One of the owners was an art dealer, so having a clean, airy space for displaying art was a big priority. But the home had a long way to go.
“The existing house was very challenging; it was a heavily partitioned house, haphazardly expanded and renovated over the years, resulting in a series of disconnected and compact interior spaces fitted with a bricolage of materials void of any intention,” say Kaplon. “There were no existing details or spatial qualities that were particularly inspiring or influential.”
Special attention was paid to the ground level, where they opened up the family room, dining area, and kitchen, installing three sets of sliding glass doors to connect the living spaces to the patio and pool area.

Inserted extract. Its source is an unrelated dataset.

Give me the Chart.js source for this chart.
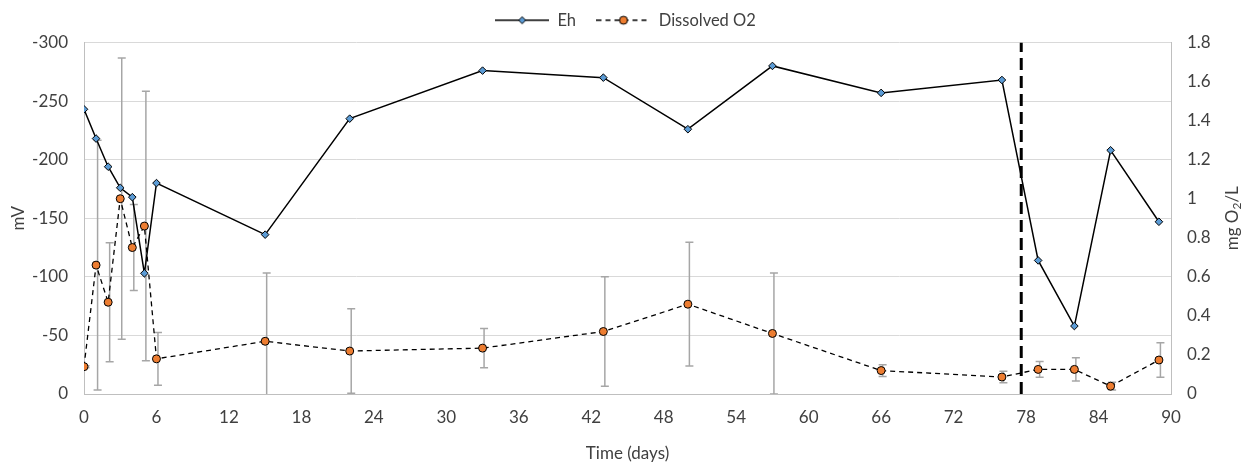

Today, the home is back on the market so designer Francesca Grace took the opportunity to stage the home with an eye toward pieces that would complement Part Office’s design, such as a Mario Bellini sofa and artwork by Veranika Zhirkov in the living room.
The kitchen was dark and dated, so the team opened and rearranged the space. “Another main objective was a high functioning but practical chef’s kitchen that would also serve as the social center of the house,” says Korven.
They chose durable materials, including white formica-clad cabinets, a stainless steel backsplash, and Caesarstone countertops. A custom pendant light by Bartco illuminates the island, which is made of marine-grade plywood.
The design team used a mix of “high and low” materials, including the terrazzo floor by Marmi Scala and plywood staircases.
“The plywood was introduced as an affordable way to counteract the formality of the stone and introduce a warmer, casual, residential element throughout,” says Kaplon. “We still treated it with great respect, and selected the exact sheets and specific order to install them after reviewing dozens of sheets.”
The bedroom on the ground floor opens onto the newly landscaped patio. Benjamin Moore‘s White Dove was used throughout the home to provide a crisp, neutral backdrop for the clients’ art collection.
A quartet of artwork by Melissa Stone Mangham hangs above a pink velvet bed in an upstairs bedroom.
The upstairs bedrooms have plywood flooring as well. A dramatic velvet headboard with built-in nightstands is the centerpiece of the primary bedroom.
The covered patio was removed, opening up the mountain views.
The patio now includes spots for outdoor dining and lounging.